Watching The Moon Landing Via Tape Delay

In 1969, soldiers deployed in South Vietnam had to wait until a tape arrived from the U.S., to experience the marvel of the Apollo 11 moon landing.

By Joy DiazJuly 29, 2019 11:26 am,

Mark Birnbaum was not in the United States when Neil Armstrong first set foot on the moon. In fact, he witnessed the marvel a day late, on  a third-floor balcony overlooking thatched huts and the jungle. Mark was in South Vietnam, serving in the Army. 

“I guess the image that we normally think of for that night that’s used over and over again now, its iconic of the family gathered around the television,” Birnbaum says. “Though I wasn’t in a place like that, that night.” 

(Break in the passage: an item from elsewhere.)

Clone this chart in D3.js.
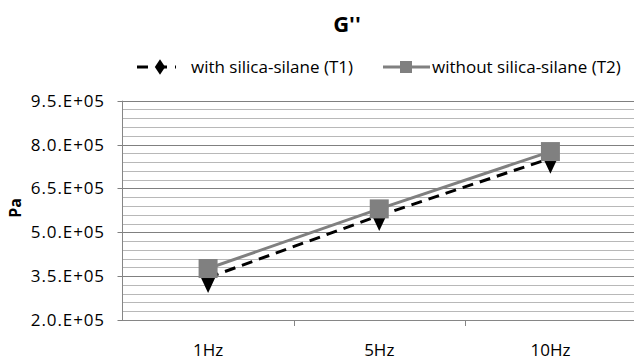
<!DOCTYPE html>
<html>
<head>
<meta charset="utf-8">
<script src="https://cdn.jsdelivr.net/npm/d3@7"></script>
<style>
body { margin: 0; background: #fff; }
text { font-family: "Open Sans", "DejaVu Sans", sans-serif; fill: #000; }
</style>
</head>
<body>
<div id="chart-area"></div>
<script>
var categories = ["1Hz", "5Hz", "10Hz"];
var t1Values = [345000, 557000, 753000];
var t2Values = [376000, 580000, 776000];
var yTicks = [200000, 350000, 500000, 650000, 800000, 950000];
var seriesNames = ["with silica-silane (T1)", "without silica-silane (T2)"];

var width = 634, height = 360;
var margin = {top: 100.7, right: 0, bottom: 40, left: 122.5};

var svg = d3.select("#chart-area").append("svg")
    .attr("width", width)
    .attr("height", height);

var xscale = d3.scaleBand()
    .domain(categories)
    .range([margin.left, 636]);

var yscale = d3.scaleLinear()
    .domain([200000, 950000])
    .range([320, margin.top]);

// minor gridlines every 30000
var minor = d3.range(200000, 950001, 30000);
svg.append("g").selectAll("line")
    .data(minor)
    .enter().append("line")
    .attr("x1", margin.left).attr("x2", width)
    .attr("y1", function(d){ return Math.round(yscale(d)) + 0.5; })
    .attr("y2", function(d){ return Math.round(yscale(d)) + 0.5; })
    .attr("stroke", "#b8b8b8")
    .attr("stroke-width", 1);

// major gridlines
svg.append("g").selectAll("line")
    .data(yTicks)
    .enter().append("line")
    .attr("x1", margin.left - 5).attr("x2", width)
    .attr("y1", function(d){ return Math.round(yscale(d)) + 0.5; })
    .attr("y2", function(d){ return Math.round(yscale(d)) + 0.5; })
    .attr("stroke", "#808080")
    .attr("stroke-width", 1);

// y axis line
svg.append("line")
    .attr("x1", margin.left).attr("x2", margin.left)
    .attr("y1", yscale(950000)).attr("y2", 320)
    .attr("stroke", "#868686");

// x axis line and ticks
svg.append("line")
    .attr("x1", margin.left).attr("x2", width)
    .attr("y1", 320.5).attr("y2", 320.5)
    .attr("stroke", "#868686");

svg.append("g").selectAll("line")
    .data(categories.slice(1))
    .enter().append("line")
    .attr("x1", function(d){ return Math.round(xscale(d)) + 0.5; })
    .attr("x2", function(d){ return Math.round(xscale(d)) + 0.5; })
    .attr("y1", 320).attr("y2", 326)
    .attr("stroke", "#868686");

// y tick labels
svg.append("g").selectAll("text")
    .data(yTicks)
    .enter().append("text")
    .attr("x", 105)
    .attr("y", function(d){ return yscale(d) + 6; })
    .attr("text-anchor", "end")
    .style("font-size", "17px")
    .style("letter-spacing", "0.9px")
    .text(function(d){ return (d / 100000).toFixed(1) + ".E+05"; });

// x labels
svg.append("g").selectAll("text")
    .data(categories)
    .enter().append("text")
    .attr("x", function(d){ return xscale(d) + xscale.bandwidth() / 2; })
    .attr("y", 356)
    .attr("text-anchor", "middle")
    .style("font-size", "17px")
    .text(function(d){ return d; });

// y title
svg.append("text")
    .attr("transform", "translate(21,208) rotate(-90)")
    .attr("text-anchor", "middle")
    .style("font-size", "16px")
    .style("font-weight", "bold")
    .text("Pa");

// chart title
svg.append("text")
    .attr("x", 347).attr("y", 32)
    .attr("text-anchor", "middle")
    .style("font-size", "22px")
    .style("font-weight", "bold")
    .text("G''");

var cx = function(i){ return xscale(categories[i]) + xscale.bandwidth() / 2; };

var line = d3.line()
    .x(function(d, i){ return cx(i); })
    .y(function(d){ return yscale(d); });

var diamond = d3.symbol().type(d3.symbolDiamond).size(150);

// T1 diamonds drawn first so squares cover them
svg.append("g").selectAll("path")
    .data(t1Values)
    .enter().append("path")
    .attr("d", diamond)
    .attr("transform", function(d, i){ return "translate(" + cx(i) + "," + yscale(d) + ") scale(1.1,1.35)"; })
    .attr("fill", "#000");

svg.append("path")
    .datum(t1Values)
    .attr("d", line)
    .attr("fill", "none")
    .attr("stroke", "#000")
    .attr("stroke-width", 3)
    .attr("stroke-dasharray", "11,7");

svg.append("path")
    .datum(t2Values)
    .attr("d", line)
    .attr("fill", "none")
    .attr("stroke", "#808080")
    .attr("stroke-width", 3);

svg.append("g").selectAll("rect")
    .data(t2Values)
    .enter().append("rect")
    .attr("x", function(d, i){ return cx(i) - 9.5; })
    .attr("y", function(d){ return yscale(d) - 9.5; })
    .attr("width", 19).attr("height", 19)
    .attr("fill", "#808080");

// legend
var leg = svg.append("g");
leg.append("line")
    .attr("x1", 137).attr("x2", 176).attr("y1", 67).attr("y2", 67)
    .attr("stroke", "#000").attr("stroke-width", 3)
    .attr("stroke-dasharray", "11,8");
leg.append("path")
    .attr("d", d3.symbol().type(d3.symbolDiamond).size(70))
    .attr("transform", "translate(160,67) scale(1.15,1)")
    .attr("fill", "#000");
leg.append("text")
    .attr("x", 191).attr("y", 73)
    .style("font-size", "17px")
    .text(seriesNames[0]);

leg.append("line")
    .attr("x1", 383).attr("x2", 430).attr("y1", 67).attr("y2", 67)
    .attr("stroke", "#808080").attr("stroke-width", 3);
leg.append("rect")
    .attr("x", 400).attr("y", 61).attr("width", 12).attr("height", 12)
    .attr("fill", "#808080");
leg.append("text")
    .attr("x", 432).attr("y", 73)
    .style("font-size", "17px")
    .text(seriesNames[1]);
</script>
</body>
</html>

Birnbaum says it could’ve been the U.S. commanders in Vietnam, or the Pentagon who decided to delay history for the deployed soldiers. He says too many soldiers in awe of the moon landing would have meant compromising the effectiveness of the Army. 

So unlike civilians back the United States and much of the world, Birnbaum waited for a tape to make it across the Pacific Ocean. The recording was broadcast from Saigon. 

“It was bizarre,” Birnbaum says. 

Birnbaum says he watched the moon landing in the Vietnamese town ofCan Tho, with parachute flares drifting down from the sky, and a half moon overlooking it all. Even Neil Armstrong’s iconic words escaped him until he saw them in the paper – the day after he watched the taped moon landing. 

“It was just hard to add it all up,” Birnbaum says. “We were removed from the kind of experience most Americans had but we craved to be connected.”

Birnbaum says, to this day, the disconnect is enough to choke him up.

“I don’t know why it affects me so emotionally, but it still does,” Birnbaum says. 

He says he relished the national camaraderie of the moon landing, despite the unique perspective he shared with his fellow soldiers. 

“That might have been the last communal event that we experienced as a country that made us feel really good,” Birnbaum says. “Everyone was just thrilled by the accomplishment that in a sense – we did – something that we did.”